Cloth is opposite St Bartholomew the Great on Cloth Fair. People call this place Farringdon, but it isn’t really: it belongs to the teaching hospital and the meat market and William Wallace who died a famous death here and has only a little plaque in turn. Smithfield embraces the dead. Sherlock Holmes met Dr Watson here and, for BBC1, jumped off the roof of the hospital. If Cloth calls itself a ‘neighbourhood wine bar’, which sounds less threatening than ‘restaurant’, its true customers are the dead, and that is no criticism.
The chips are marvellous, and this matters. I always judge a restaurant on the chips
I am early, so I sit in St Bartholomew the Less – this is how buildings fight! – and learn that Inigo Jones was baptised here, and that the warden – a chatty man – likes to play the wireless in the church, a pleasing eccentricity. ‘That’s the Police,’ he says, helpfully, when I say good night. Then I sit in the gaudy, brightly lit pub on the corner of Cloth Fair as a storm blows in. This is where I might complain about the absence of people in the City, but it adds to its charisma at night. Anything could happen. Of course, what will happen is that I will eat at Cloth and get the 46 bus to Hampstead. But it feels like I mightn’t, and that’s the alchemy of a good restaurant.
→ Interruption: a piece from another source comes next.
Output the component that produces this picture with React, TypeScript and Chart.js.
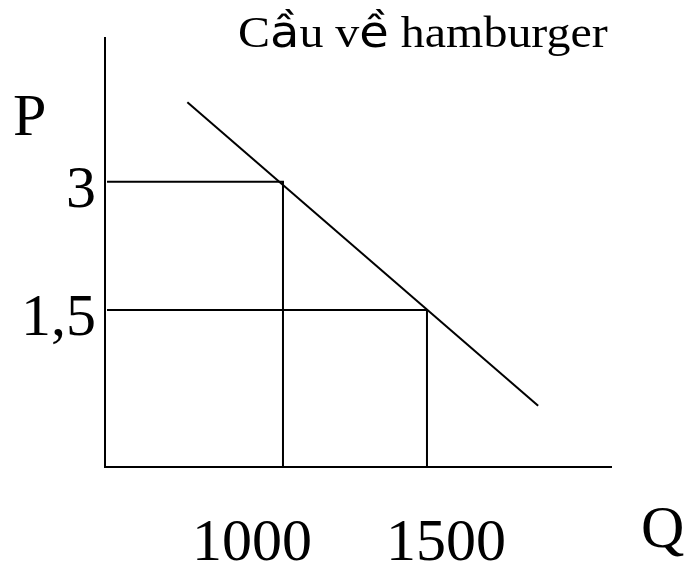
import React, { useEffect, useRef } from "react";
import { Chart, registerables } from "chart.js";

Chart.register(...registerables);

// ---- data ----
const titleText = "Cầu về hamburger";
const priceAxisName = "P";
const quantityAxisName = "Q";
const quantities = [1000, 1500];
const quantityLabels = ["1000", "1500"];
const prices = [3, 1.5];
const priceLabels = ["3", "1,5"];
const demandQ = [668, 1886];
const demandP = [3.93, 0.38];

// ---- scale ranges ----
const Q_MIN = 382;
const Q_MAX = 2139;
const P_MIN = -0.335;
const P_MAX = 4.68;

const SERIF = "'Liberation Serif', 'Times New Roman', serif";
const SANS = "'DejaVu Sans', sans-serif";

const textPlugin = {
  id: "econText",
  afterDraw(chart: any) {
    const ctx = chart.ctx;
    const xs = chart.scales.x;
    const ys = chart.scales.y;
    const area = chart.chartArea;
    ctx.save();
    ctx.fillStyle = "#000";
    ctx.textBaseline = "alphabetic";

    // y tick labels
    ctx.font = `60px ${SERIF}`;
    ctx.textAlign = "right";
    prices.forEach((p, i) => {
      ctx.fillText(priceLabels[i], area.left - 9, ys.getPixelForValue(p) + 25);
    });

    // x tick labels
    ctx.textAlign = "center";
    const xOffsets = [-31, 19];
    quantities.forEach((q, i) => {
      ctx.fillText(quantityLabels[i], xs.getPixelForValue(q) + xOffsets[i], area.bottom + 93);
    });

    // axis names
    ctx.textAlign = "left";
    ctx.fillText(priceAxisName, 13, 135);
    ctx.fillText(quantityAxisName, 641, 547);

    // title (accented glyphs drawn in a sans fallback face, as in the reference)
    const parts: [string, string][] = [];
    let buf = "";
    for (const ch of titleText) {
      if (ch === "ầ" || ch === "ề") {
        if (buf) parts.push([buf, SERIF]);
        buf = "";
        parts.push([ch, SANS]);
      } else buf += ch;
    }
    if (buf) parts.push([buf, SERIF]);
    ctx.save();
    ctx.translate(238, 47);
    ctx.scale(1.09, 1);
    let x = 0;
    for (const [t, f] of parts) {
      ctx.font = `44px ${f}`;
      ctx.fillText(t, x, 0);
      x += ctx.measureText(t).width;
    }
    ctx.restore();
    ctx.restore();
  },
};

export default function App() {
  const ref = useRef<HTMLCanvasElement>(null);
  useEffect(() => {
    if (!ref.current) return;
    const lineStyle = {
      borderColor: "#000",
      borderWidth: 2,
      pointRadius: 0,
      showLine: true,
      fill: false,
      tension: 0,
    };
    const guides = quantities.map((q, i) => ({
      ...lineStyle,
      data: [
        { x: Q_MIN + 7, y: prices[i] },
        { x: q, y: prices[i] },
        { x: q, y: P_MIN },
      ],
    }));
    const chart = new Chart(ref.current, {
      type: "scatter",
      data: {
        datasets: [
          {
            ...lineStyle,
            data: demandQ.map((q, i) => ({ x: q, y: demandP[i] })),
          },
          ...guides,
        ],
      },
      options: {
        animation: false,
        responsive: false,
        events: [],
        layout: { padding: { left: 105, right: 76, top: 38, bottom: 99 } },
        plugins: {
          legend: { display: false },
          tooltip: { enabled: false },
          title: { display: false },
        },
        scales: {
          x: {
            type: "linear",
            min: Q_MIN,
            max: Q_MAX,
            ticks: { display: false },
            grid: { display: false, drawTicks: false },
            border: { display: true, color: "#000", width: 2 },
          },
          y: {
            type: "linear",
            min: P_MIN,
            max: P_MAX,
            ticks: { display: false },
            grid: { display: false, drawTicks: false },
            border: { display: true, color: "#000", width: 2 },
          },
        },
      },
      plugins: [textPlugin],
    });
    return () => chart.destroy();
  }, []);
  return (
    <div style={{ position: "absolute", left: 0, top: 0, width: 687, height: 566, background: "#fff" }}>
      <canvas ref={ref} width={687} height={566} />
    </div>
  );
}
Cloth is the ground floor of a house that used to belong to John Betjeman – another plaque, they outnumber live residents – and now belongs to the Landmark Trust, who rent it to tourists who treat it like a shrine. If you don’t know the Landmark Trust, you should. They have a thatched castle in Dorset, which is unique even for English architecture: a self-hating fortress.
Inside, Cloth is Ebenezer Scrooge’s parlour. It has dark walls; wood floors; silver candlesticks; interesting art. It is busy because, fellow critics say, the menu is small, simple and doesn’t lie about sustainability. Human breath fogs the windows, as in a fairy tale: not enough of London is like this. It is Georgian pastiche – it must be, syphilis doesn’t sell – though I wonder why, when restaurants travel in time, they always stop here. Tudor was ruined by Charles Laughton, it is true, but what did Queen Anne, and the Incas, do? It must be the familiarity: Cloth’s ideal diners live in houses like this, or they want to.
It was founded by wine importers. You can drink all day if you need to, but the kitchen closes in the afternoon, as serious kitchens do: they still provide snacks for alcoholics, and the hungry. We eat: a pretty buffalo mozzarella salad with walnut, chicory and truffle; superb Westcombe Dairy salami, dense and lovely; Dorset crab and white cabbage salad; cured seabass with tomatoes and lovage; agnolotti of ricotta, roasted onion and sausage; Cornish monkfish, mussels, leeks and manzanilla; and marvellous chips. (This matters. I always judge a restaurant on the house wine and the chips.)

This food is loved, skilled and styled like a Vermeer and so, for me, Cloth is as good a London restaurant as Noble Rot. I would advise, as with all newly-fashionable restaurants, to dine early or late: at 8.30 p.m. it is so full as to feel reckless – we had to wait in the eerie pub, which was fine considering what happened when we were finally seated – but I can’t imagine a more charming place to eat at 10 p.m., ideally in a storm.
The prix fixe at lunch is £24 for two courses (white onion soup, Longhorn bavette) and £29 for three (add peach sorbet). With a meal at Pret a Manger, a restaurant so aggrieved it has lost its circumflex, wobbling dangerously at £13 I can only say eat here: with all the ghosts.
Cloth, 44 Cloth Fair, London EC1A 7JQ; tel: 0208 143 0345.